■ Problem details:
In full and without deviation, write out the entries that follow.

■ Exercise inputs:
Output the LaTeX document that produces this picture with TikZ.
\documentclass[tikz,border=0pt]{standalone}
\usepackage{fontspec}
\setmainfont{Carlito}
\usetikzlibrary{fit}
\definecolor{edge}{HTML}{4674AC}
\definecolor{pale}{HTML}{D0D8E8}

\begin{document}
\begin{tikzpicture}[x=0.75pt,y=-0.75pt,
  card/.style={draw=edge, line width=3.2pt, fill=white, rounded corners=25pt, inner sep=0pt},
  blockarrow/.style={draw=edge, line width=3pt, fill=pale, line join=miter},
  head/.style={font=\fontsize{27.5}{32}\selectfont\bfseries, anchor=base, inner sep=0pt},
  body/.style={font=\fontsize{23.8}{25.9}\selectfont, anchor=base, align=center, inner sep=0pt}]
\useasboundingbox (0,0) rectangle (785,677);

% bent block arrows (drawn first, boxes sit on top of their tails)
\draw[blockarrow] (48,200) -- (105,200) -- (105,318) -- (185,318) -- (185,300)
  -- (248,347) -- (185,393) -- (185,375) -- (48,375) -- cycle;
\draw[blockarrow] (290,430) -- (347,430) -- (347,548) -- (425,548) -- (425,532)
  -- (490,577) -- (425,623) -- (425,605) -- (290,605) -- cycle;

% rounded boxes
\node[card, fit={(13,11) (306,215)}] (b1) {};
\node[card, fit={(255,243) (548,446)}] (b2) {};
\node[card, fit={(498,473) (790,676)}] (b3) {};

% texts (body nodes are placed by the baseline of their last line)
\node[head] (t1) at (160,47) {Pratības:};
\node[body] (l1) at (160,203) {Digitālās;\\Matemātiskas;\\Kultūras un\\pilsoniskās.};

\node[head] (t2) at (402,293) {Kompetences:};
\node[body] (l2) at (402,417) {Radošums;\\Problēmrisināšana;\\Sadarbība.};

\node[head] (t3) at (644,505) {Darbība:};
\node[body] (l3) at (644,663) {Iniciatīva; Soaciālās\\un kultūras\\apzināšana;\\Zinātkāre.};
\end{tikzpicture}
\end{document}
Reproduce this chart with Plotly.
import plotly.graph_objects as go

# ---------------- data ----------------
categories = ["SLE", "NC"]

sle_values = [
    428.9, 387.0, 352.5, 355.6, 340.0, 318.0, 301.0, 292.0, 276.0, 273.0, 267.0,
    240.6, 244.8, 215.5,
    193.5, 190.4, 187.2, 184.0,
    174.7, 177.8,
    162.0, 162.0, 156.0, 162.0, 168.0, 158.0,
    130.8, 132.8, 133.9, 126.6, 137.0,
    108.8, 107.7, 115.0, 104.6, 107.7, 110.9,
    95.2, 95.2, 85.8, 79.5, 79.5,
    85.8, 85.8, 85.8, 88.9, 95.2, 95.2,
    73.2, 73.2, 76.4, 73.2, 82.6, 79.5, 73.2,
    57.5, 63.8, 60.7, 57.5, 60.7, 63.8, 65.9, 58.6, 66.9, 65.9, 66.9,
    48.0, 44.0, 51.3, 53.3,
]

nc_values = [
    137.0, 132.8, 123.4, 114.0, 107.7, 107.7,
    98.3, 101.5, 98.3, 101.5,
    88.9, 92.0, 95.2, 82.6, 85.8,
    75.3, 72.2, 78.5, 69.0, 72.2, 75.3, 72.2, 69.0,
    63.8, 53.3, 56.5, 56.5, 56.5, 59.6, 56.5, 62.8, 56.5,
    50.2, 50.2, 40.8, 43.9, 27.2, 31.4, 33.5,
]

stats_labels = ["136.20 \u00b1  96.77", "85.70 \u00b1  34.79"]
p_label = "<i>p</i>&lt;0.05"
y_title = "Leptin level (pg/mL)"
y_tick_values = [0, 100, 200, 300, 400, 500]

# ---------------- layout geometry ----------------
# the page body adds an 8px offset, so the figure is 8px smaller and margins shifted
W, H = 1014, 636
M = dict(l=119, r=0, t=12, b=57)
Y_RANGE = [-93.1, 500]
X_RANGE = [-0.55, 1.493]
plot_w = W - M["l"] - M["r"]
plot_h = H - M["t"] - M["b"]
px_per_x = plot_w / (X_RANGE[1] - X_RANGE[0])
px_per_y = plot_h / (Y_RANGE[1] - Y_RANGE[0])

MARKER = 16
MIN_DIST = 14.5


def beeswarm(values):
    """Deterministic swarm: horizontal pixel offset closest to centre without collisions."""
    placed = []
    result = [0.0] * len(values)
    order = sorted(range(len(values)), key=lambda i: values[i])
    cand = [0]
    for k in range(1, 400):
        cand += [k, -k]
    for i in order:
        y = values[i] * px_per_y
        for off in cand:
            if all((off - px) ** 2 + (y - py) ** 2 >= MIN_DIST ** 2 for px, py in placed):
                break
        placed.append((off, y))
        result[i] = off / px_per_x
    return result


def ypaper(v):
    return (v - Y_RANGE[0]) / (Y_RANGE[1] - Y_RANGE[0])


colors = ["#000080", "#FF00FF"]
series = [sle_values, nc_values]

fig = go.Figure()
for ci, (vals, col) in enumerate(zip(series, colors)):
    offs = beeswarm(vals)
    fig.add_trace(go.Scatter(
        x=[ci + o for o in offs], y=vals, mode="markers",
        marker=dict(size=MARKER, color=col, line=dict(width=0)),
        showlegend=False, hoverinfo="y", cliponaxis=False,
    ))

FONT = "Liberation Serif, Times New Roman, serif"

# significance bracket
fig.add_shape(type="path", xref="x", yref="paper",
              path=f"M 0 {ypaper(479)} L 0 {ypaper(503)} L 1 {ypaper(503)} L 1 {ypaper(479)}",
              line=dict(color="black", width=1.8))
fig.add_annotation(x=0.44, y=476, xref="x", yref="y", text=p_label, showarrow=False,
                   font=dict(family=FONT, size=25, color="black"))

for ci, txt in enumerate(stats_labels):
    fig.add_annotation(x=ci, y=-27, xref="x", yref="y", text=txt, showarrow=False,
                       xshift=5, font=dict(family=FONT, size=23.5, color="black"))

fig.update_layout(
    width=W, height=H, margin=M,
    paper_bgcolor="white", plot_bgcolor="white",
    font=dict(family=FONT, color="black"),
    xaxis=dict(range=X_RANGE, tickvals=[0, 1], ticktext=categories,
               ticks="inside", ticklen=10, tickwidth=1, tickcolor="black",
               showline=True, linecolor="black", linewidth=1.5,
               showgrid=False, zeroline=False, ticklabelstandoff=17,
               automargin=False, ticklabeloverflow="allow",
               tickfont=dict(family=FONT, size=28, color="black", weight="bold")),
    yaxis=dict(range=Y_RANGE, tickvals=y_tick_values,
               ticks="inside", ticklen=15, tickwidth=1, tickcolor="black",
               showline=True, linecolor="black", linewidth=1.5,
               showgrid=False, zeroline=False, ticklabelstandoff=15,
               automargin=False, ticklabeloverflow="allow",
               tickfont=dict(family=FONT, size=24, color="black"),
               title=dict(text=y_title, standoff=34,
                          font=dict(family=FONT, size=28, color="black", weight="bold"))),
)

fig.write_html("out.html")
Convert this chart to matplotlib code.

■ Task result:
Output the LaTeX document that produces this picture with TikZ.
\documentclass[tikz,border=0pt]{standalone}
\usepackage{fontspec}
\setmainfont{Carlito}
\usetikzlibrary{fit}
\definecolor{edge}{HTML}{4674AC}
\definecolor{pale}{HTML}{D0D8E8}

\begin{document}
\begin{tikzpicture}[x=0.75pt,y=-0.75pt,
  card/.style={draw=edge, line width=3.2pt, fill=white, rounded corners=25pt, inner sep=0pt},
  blockarrow/.style={draw=edge, line width=3pt, fill=pale, line join=miter},
  head/.style={font=\fontsize{27.5}{32}\selectfont\bfseries, anchor=base, inner sep=0pt},
  body/.style={font=\fontsize{23.8}{25.9}\selectfont, anchor=base, align=center, inner sep=0pt}]
\useasboundingbox (0,0) rectangle (785,677);

% bent block arrows (drawn first, boxes sit on top of their tails)
\draw[blockarrow] (48,200) -- (105,200) -- (105,318) -- (185,318) -- (185,300)
  -- (248,347) -- (185,393) -- (185,375) -- (48,375) -- cycle;
\draw[blockarrow] (290,430) -- (347,430) -- (347,548) -- (425,548) -- (425,532)
  -- (490,577) -- (425,623) -- (425,605) -- (290,605) -- cycle;

% rounded boxes
\node[card, fit={(13,11) (306,215)}] (b1) {};
\node[card, fit={(255,243) (548,446)}] (b2) {};
\node[card, fit={(498,473) (790,676)}] (b3) {};

% texts (body nodes are placed by the baseline of their last line)
\node[head] (t1) at (160,47) {Pratības:};
\node[body] (l1) at (160,203) {Digitālās;\\Matemātiskas;\\Kultūras un\\pilsoniskās.};

\node[head] (t2) at (402,293) {Kompetences:};
\node[body] (l2) at (402,417) {Radošums;\\Problēmrisināšana;\\Sadarbība.};

\node[head] (t3) at (644,505) {Darbība:};
\node[body] (l3) at (644,663) {Iniciatīva; Soaciālās\\un kultūras\\apzināšana;\\Zinātkāre.};
\end{tikzpicture}
\end{document}
Reproduce this chart with Plotly.
import plotly.graph_objects as go

# ---------------- data ----------------
categories = ["SLE", "NC"]

sle_values = [
    428.9, 387.0, 352.5, 355.6, 340.0, 318.0, 301.0, 292.0, 276.0, 273.0, 267.0,
    240.6, 244.8, 215.5,
    193.5, 190.4, 187.2, 184.0,
    174.7, 177.8,
    162.0, 162.0, 156.0, 162.0, 168.0, 158.0,
    130.8, 132.8, 133.9, 126.6, 137.0,
    108.8, 107.7, 115.0, 104.6, 107.7, 110.9,
    95.2, 95.2, 85.8, 79.5, 79.5,
    85.8, 85.8, 85.8, 88.9, 95.2, 95.2,
    73.2, 73.2, 76.4, 73.2, 82.6, 79.5, 73.2,
    57.5, 63.8, 60.7, 57.5, 60.7, 63.8, 65.9, 58.6, 66.9, 65.9, 66.9,
    48.0, 44.0, 51.3, 53.3,
]

nc_values = [
    137.0, 132.8, 123.4, 114.0, 107.7, 107.7,
    98.3, 101.5, 98.3, 101.5,
    88.9, 92.0, 95.2, 82.6, 85.8,
    75.3, 72.2, 78.5, 69.0, 72.2, 75.3, 72.2, 69.0,
    63.8, 53.3, 56.5, 56.5, 56.5, 59.6, 56.5, 62.8, 56.5,
    50.2, 50.2, 40.8, 43.9, 27.2, 31.4, 33.5,
]

stats_labels = ["136.20 \u00b1  96.77", "85.70 \u00b1  34.79"]
p_label = "<i>p</i>&lt;0.05"
y_title = "Leptin level (pg/mL)"
y_tick_values = [0, 100, 200, 300, 400, 500]

# ---------------- layout geometry ----------------
# the page body adds an 8px offset, so the figure is 8px smaller and margins shifted
W, H = 1014, 636
M = dict(l=119, r=0, t=12, b=57)
Y_RANGE = [-93.1, 500]
X_RANGE = [-0.55, 1.493]
plot_w = W - M["l"] - M["r"]
plot_h = H - M["t"] - M["b"]
px_per_x = plot_w / (X_RANGE[1] - X_RANGE[0])
px_per_y = plot_h / (Y_RANGE[1] - Y_RANGE[0])

MARKER = 16
MIN_DIST = 14.5


def beeswarm(values):
    """Deterministic swarm: horizontal pixel offset closest to centre without collisions."""
    placed = []
    result = [0.0] * len(values)
    order = sorted(range(len(values)), key=lambda i: values[i])
    cand = [0]
    for k in range(1, 400):
        cand += [k, -k]
    for i in order:
        y = values[i] * px_per_y
        for off in cand:
            if all((off - px) ** 2 + (y - py) ** 2 >= MIN_DIST ** 2 for px, py in placed):
                break
        placed.append((off, y))
        result[i] = off / px_per_x
    return result


def ypaper(v):
    return (v - Y_RANGE[0]) / (Y_RANGE[1] - Y_RANGE[0])


colors = ["#000080", "#FF00FF"]
series = [sle_values, nc_values]

fig = go.Figure()
for ci, (vals, col) in enumerate(zip(series, colors)):
    offs = beeswarm(vals)
    fig.add_trace(go.Scatter(
        x=[ci + o for o in offs], y=vals, mode="markers",
        marker=dict(size=MARKER, color=col, line=dict(width=0)),
        showlegend=False, hoverinfo="y", cliponaxis=False,
    ))

FONT = "Liberation Serif, Times New Roman, serif"

# significance bracket
fig.add_shape(type="path", xref="x", yref="paper",
              path=f"M 0 {ypaper(479)} L 0 {ypaper(503)} L 1 {ypaper(503)} L 1 {ypaper(479)}",
              line=dict(color="black", width=1.8))
fig.add_annotation(x=0.44, y=476, xref="x", yref="y", text=p_label, showarrow=False,
                   font=dict(family=FONT, size=25, color="black"))

for ci, txt in enumerate(stats_labels):
    fig.add_annotation(x=ci, y=-27, xref="x", yref="y", text=txt, showarrow=False,
                       xshift=5, font=dict(family=FONT, size=23.5, color="black"))

fig.update_layout(
    width=W, height=H, margin=M,
    paper_bgcolor="white", plot_bgcolor="white",
    font=dict(family=FONT, color="black"),
    xaxis=dict(range=X_RANGE, tickvals=[0, 1], ticktext=categories,
               ticks="inside", ticklen=10, tickwidth=1, tickcolor="black",
               showline=True, linecolor="black", linewidth=1.5,
               showgrid=False, zeroline=False, ticklabelstandoff=17,
               automargin=False, ticklabeloverflow="allow",
               tickfont=dict(family=FONT, size=28, color="black", weight="bold")),
    yaxis=dict(range=Y_RANGE, tickvals=y_tick_values,
               ticks="inside", ticklen=15, tickwidth=1, tickcolor="black",
               showline=True, linecolor="black", linewidth=1.5,
               showgrid=False, zeroline=False, ticklabelstandoff=15,
               automargin=False, ticklabeloverflow="allow",
               tickfont=dict(family=FONT, size=24, color="black"),
               title=dict(text=y_title, standoff=34,
                          font=dict(family=FONT, size=28, color="black", weight="bold"))),
)

fig.write_html("out.html")
Convert this chart to matplotlib code.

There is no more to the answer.